> [What to do]: Leave the pictures out. Return all other data exactly.

> [Data lines]:
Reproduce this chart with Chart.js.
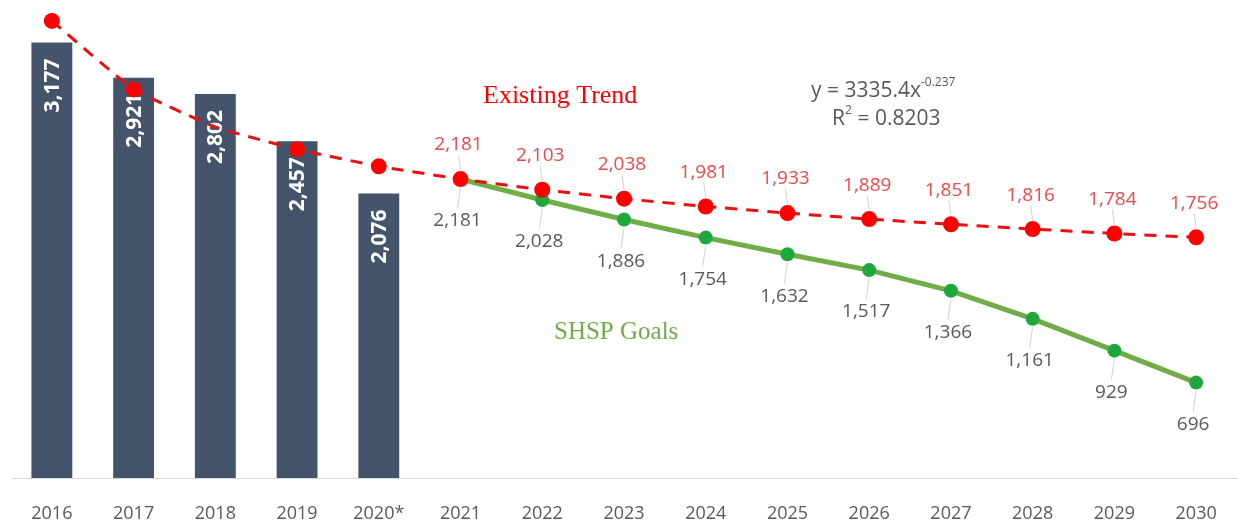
<!DOCTYPE html>
<html>
<head>
<meta charset="utf-8">
<script src="https://cdn.jsdelivr.net/npm/chart.js@4.4.1/dist/chart.umd.min.js"></script>
<style>
  html, body { margin: 0; padding: 0; background: #fff; }
  #wrap { width: 1238px; height: 525px; }
</style>
</head>
<body>
<div id="wrap"><canvas id="chart" width="1238" height="525"></canvas></div>
<script>
const years = ['2016', '2017', '2018', '2019', '2020*', '2021', '2022', '2023', '2024',
  '2025', '2026', '2027', '2028', '2029', '2030'];
const fatalities = [3177, 2921, 2802, 2457, 2076, null, null, null, null, null, null, null, null, null, null];
const trend = [3335, 2835, 2560, 2398, 2274, 2181, 2103, 2038, 1981, 1933, 1889, 1851, 1816, 1784, 1756];
const goals = [null, null, null, null, null, 2181, 2028, 1886, 1754, 1632, 1517, 1366, 1161, 929, 696];
const firstLabelled = 5; // point labels start at 2021

const FONT = '"Open Sans", "Noto Sans", sans-serif';
const fmt = (v) => v.toLocaleString('en-US');

// white rotated labels inside the bars, drawn before the lines go on top
const barLabels = {
  id: 'barLabels',
  afterDatasetDraw(chart, args) {
    if (args.index !== 0) return;
    const ctx = chart.ctx;
    const bars = chart.getDatasetMeta(0).data;
    ctx.save();
    ctx.fillStyle = '#ffffff';
    ctx.font = `bold 21px ${FONT}`;
    ctx.textAlign = 'right';
    ctx.textBaseline = 'middle';
    bars.forEach((bar, i) => {
      if (fatalities[i] == null) return;
      ctx.save();
      ctx.translate(bar.x, bar.y + 16);
      ctx.rotate(-Math.PI / 2);
      ctx.fillText(fmt(fatalities[i]), 0, 1);
      ctx.restore();
    });
    ctx.restore();
  },
};

// point labels with faint leader lines + free text notes
const notes = {
  id: 'notes',
  afterDraw(chart) {
    const ctx = chart.ctx;
    const red = chart.getDatasetMeta(1).data;
    const green = chart.getDatasetMeta(2).data;
    ctx.save();
    ctx.font = `19px ${FONT}`;
    ctx.textAlign = 'center';
    ctx.textBaseline = 'middle';
    ctx.lineWidth = 1;
    ctx.strokeStyle = 'rgba(190,190,190,0.7)';

    for (let i = firstLabelled; i < years.length; i++) {
      const p = red[i];
      ctx.beginPath();
      ctx.moveTo(p.x - 2, p.y - 24);
      ctx.lineTo(p.x, p.y - 9);
      ctx.stroke();
      ctx.fillStyle = '#f04848';
      ctx.fillText(fmt(trend[i]), p.x - 2, p.y - 34);

      const g = green[i];
      ctx.beginPath();
      ctx.moveTo(g.x, g.y + 8);
      ctx.lineTo(g.x - 3, g.y + 29);
      ctx.stroke();
      ctx.fillStyle = '#595959';
      ctx.fillText(fmt(goals[i]), g.x - 3, g.y + 42);
    }

    // series notes
    ctx.textAlign = 'left';
    ctx.font = '26px "Liberation Serif", "DejaVu Serif", serif';
    ctx.fillStyle = '#ff0000';
    ctx.fillText('Existing Trend', 483, 96);
    ctx.font = '25px "Liberation Serif", "DejaVu Serif", serif';
    ctx.fillStyle = '#70ad47';
    ctx.fillText('SHSP Goals', 554, 332);

    // trendline equation
    ctx.fillStyle = '#595959';
    ctx.font = `21px ${FONT}`;
    const eq = 'y = 3335.4x';
    ctx.fillText(eq, 811, 91);
    const w = ctx.measureText(eq).width;
    ctx.font = `12px ${FONT}`;
    ctx.fillText('-0.237', 811 + w, 83);
    ctx.font = `21px ${FONT}`;
    ctx.fillText('R', 832, 119);
    const rw = ctx.measureText('R').width;
    ctx.font = `12px ${FONT}`;
    ctx.fillText('2', 832 + rw, 111);
    ctx.font = `21px ${FONT}`;
    ctx.fillText(' = 0.8203', 832 + rw + 7, 119);
    ctx.restore();
  },
};

new Chart(document.getElementById('chart'), {
  type: 'bar',
  data: {
    labels: years,
    datasets: [
      {
        label: 'Fatalities',
        data: fatalities,
        backgroundColor: '#44546a',
        categoryPercentage: 1,
        barPercentage: 0.5,
        order: 3,
      },
      {
        type: 'line',
        label: 'Existing Trend',
        data: trend,
        borderColor: '#e81010',
        borderWidth: 3,
        borderDash: [12, 9],
        backgroundColor: '#ff0000',
        pointBackgroundColor: '#ff0000',
        pointBorderWidth: 0,
        pointRadius: (c) => (c.dataIndex === 2 ? 0 : 8),
        tension: 0.1,
        order: 1,
      },
      {
        type: 'line',
        label: 'SHSP Goals',
        data: goals,
        borderColor: '#70ad47',
        borderWidth: 5,
        backgroundColor: '#1ea83c',
        pointBackgroundColor: '#1ea83c',
        pointBorderWidth: 0,
        pointRadius: 7,
        tension: 0,
        order: 2,
      },
    ],
  },
  options: {
    responsive: false,
    animation: false,
    layout: { autoPadding: false, padding: { left: 11, right: 1, top: 12, bottom: 0 } },
    plugins: { legend: { display: false }, tooltip: { enabled: false } },
    scales: {
      x: {
        grid: { display: false, drawTicks: false },
        border: { color: '#d9d9d9', width: 1 },
        ticks: { color: '#595959', font: { family: FONT, size: 18 }, padding: 25 },
        afterFit: (scale) => {
          scale.height = 47;
          scale.paddingLeft = 0;
          scale.paddingRight = 0;
        },
      },
      y: { display: false, min: 0, max: 3400 },
    },
  },
  plugins: [barLabels, notes],
});
</script>
</body>
</html>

> [Solution below]:
Reproduce this chart with Chart.js.
<!DOCTYPE html>
<html>
<head>
<meta charset="utf-8">
<script src="https://cdn.jsdelivr.net/npm/chart.js@4.4.1/dist/chart.umd.min.js"></script>
<style>
  html, body { margin: 0; padding: 0; background: #fff; }
  #wrap { width: 1238px; height: 525px; }
</style>
</head>
<body>
<div id="wrap"><canvas id="chart" width="1238" height="525"></canvas></div>
<script>
const years = ['2016', '2017', '2018', '2019', '2020*', '2021', '2022', '2023', '2024',
  '2025', '2026', '2027', '2028', '2029', '2030'];
const fatalities = [3177, 2921, 2802, 2457, 2076, null, null, null, null, null, null, null, null, null, null];
const trend = [3335, 2835, 2560, 2398, 2274, 2181, 2103, 2038, 1981, 1933, 1889, 1851, 1816, 1784, 1756];
const goals = [null, null, null, null, null, 2181, 2028, 1886, 1754, 1632, 1517, 1366, 1161, 929, 696];
const firstLabelled = 5; // point labels start at 2021

const FONT = '"Open Sans", "Noto Sans", sans-serif';
const fmt = (v) => v.toLocaleString('en-US');

// white rotated labels inside the bars, drawn before the lines go on top
const barLabels = {
  id: 'barLabels',
  afterDatasetDraw(chart, args) {
    if (args.index !== 0) return;
    const ctx = chart.ctx;
    const bars = chart.getDatasetMeta(0).data;
    ctx.save();
    ctx.fillStyle = '#ffffff';
    ctx.font = `bold 21px ${FONT}`;
    ctx.textAlign = 'right';
    ctx.textBaseline = 'middle';
    bars.forEach((bar, i) => {
      if (fatalities[i] == null) return;
      ctx.save();
      ctx.translate(bar.x, bar.y + 16);
      ctx.rotate(-Math.PI / 2);
      ctx.fillText(fmt(fatalities[i]), 0, 1);
      ctx.restore();
    });
    ctx.restore();
  },
};

// point labels with faint leader lines + free text notes
const notes = {
  id: 'notes',
  afterDraw(chart) {
    const ctx = chart.ctx;
    const red = chart.getDatasetMeta(1).data;
    const green = chart.getDatasetMeta(2).data;
    ctx.save();
    ctx.font = `19px ${FONT}`;
    ctx.textAlign = 'center';
    ctx.textBaseline = 'middle';
    ctx.lineWidth = 1;
    ctx.strokeStyle = 'rgba(190,190,190,0.7)';

    for (let i = firstLabelled; i < years.length; i++) {
      const p = red[i];
      ctx.beginPath();
      ctx.moveTo(p.x - 2, p.y - 24);
      ctx.lineTo(p.x, p.y - 9);
      ctx.stroke();
      ctx.fillStyle = '#f04848';
      ctx.fillText(fmt(trend[i]), p.x - 2, p.y - 34);

      const g = green[i];
      ctx.beginPath();
      ctx.moveTo(g.x, g.y + 8);
      ctx.lineTo(g.x - 3, g.y + 29);
      ctx.stroke();
      ctx.fillStyle = '#595959';
      ctx.fillText(fmt(goals[i]), g.x - 3, g.y + 42);
    }

    // series notes
    ctx.textAlign = 'left';
    ctx.font = '26px "Liberation Serif", "DejaVu Serif", serif';
    ctx.fillStyle = '#ff0000';
    ctx.fillText('Existing Trend', 483, 96);
    ctx.font = '25px "Liberation Serif", "DejaVu Serif", serif';
    ctx.fillStyle = '#70ad47';
    ctx.fillText('SHSP Goals', 554, 332);

    // trendline equation
    ctx.fillStyle = '#595959';
    ctx.font = `21px ${FONT}`;
    const eq = 'y = 3335.4x';
    ctx.fillText(eq, 811, 91);
    const w = ctx.measureText(eq).width;
    ctx.font = `12px ${FONT}`;
    ctx.fillText('-0.237', 811 + w, 83);
    ctx.font = `21px ${FONT}`;
    ctx.fillText('R', 832, 119);
    const rw = ctx.measureText('R').width;
    ctx.font = `12px ${FONT}`;
    ctx.fillText('2', 832 + rw, 111);
    ctx.font = `21px ${FONT}`;
    ctx.fillText(' = 0.8203', 832 + rw + 7, 119);
    ctx.restore();
  },
};

new Chart(document.getElementById('chart'), {
  type: 'bar',
  data: {
    labels: years,
    datasets: [
      {
        label: 'Fatalities',
        data: fatalities,
        backgroundColor: '#44546a',
        categoryPercentage: 1,
        barPercentage: 0.5,
        order: 3,
      },
      {
        type: 'line',
        label: 'Existing Trend',
        data: trend,
        borderColor: '#e81010',
        borderWidth: 3,
        borderDash: [12, 9],
        backgroundColor: '#ff0000',
        pointBackgroundColor: '#ff0000',
        pointBorderWidth: 0,
        pointRadius: (c) => (c.dataIndex === 2 ? 0 : 8),
        tension: 0.1,
        order: 1,
      },
      {
        type: 'line',
        label: 'SHSP Goals',
        data: goals,
        borderColor: '#70ad47',
        borderWidth: 5,
        backgroundColor: '#1ea83c',
        pointBackgroundColor: '#1ea83c',
        pointBorderWidth: 0,
        pointRadius: 7,
        tension: 0,
        order: 2,
      },
    ],
  },
  options: {
    responsive: false,
    animation: false,
    layout: { autoPadding: false, padding: { left: 11, right: 1, top: 12, bottom: 0 } },
    plugins: { legend: { display: false }, tooltip: { enabled: false } },
    scales: {
      x: {
        grid: { display: false, drawTicks: false },
        border: { color: '#d9d9d9', width: 1 },
        ticks: { color: '#595959', font: { family: FONT, size: 18 }, padding: 25 },
        afterFit: (scale) => {
          scale.height = 47;
          scale.paddingLeft = 0;
          scale.paddingRight = 0;
        },
      },
      y: { display: false, min: 0, max: 3400 },
    },
  },
  plugins: [barLabels, notes],
});
</script>
</body>
</html>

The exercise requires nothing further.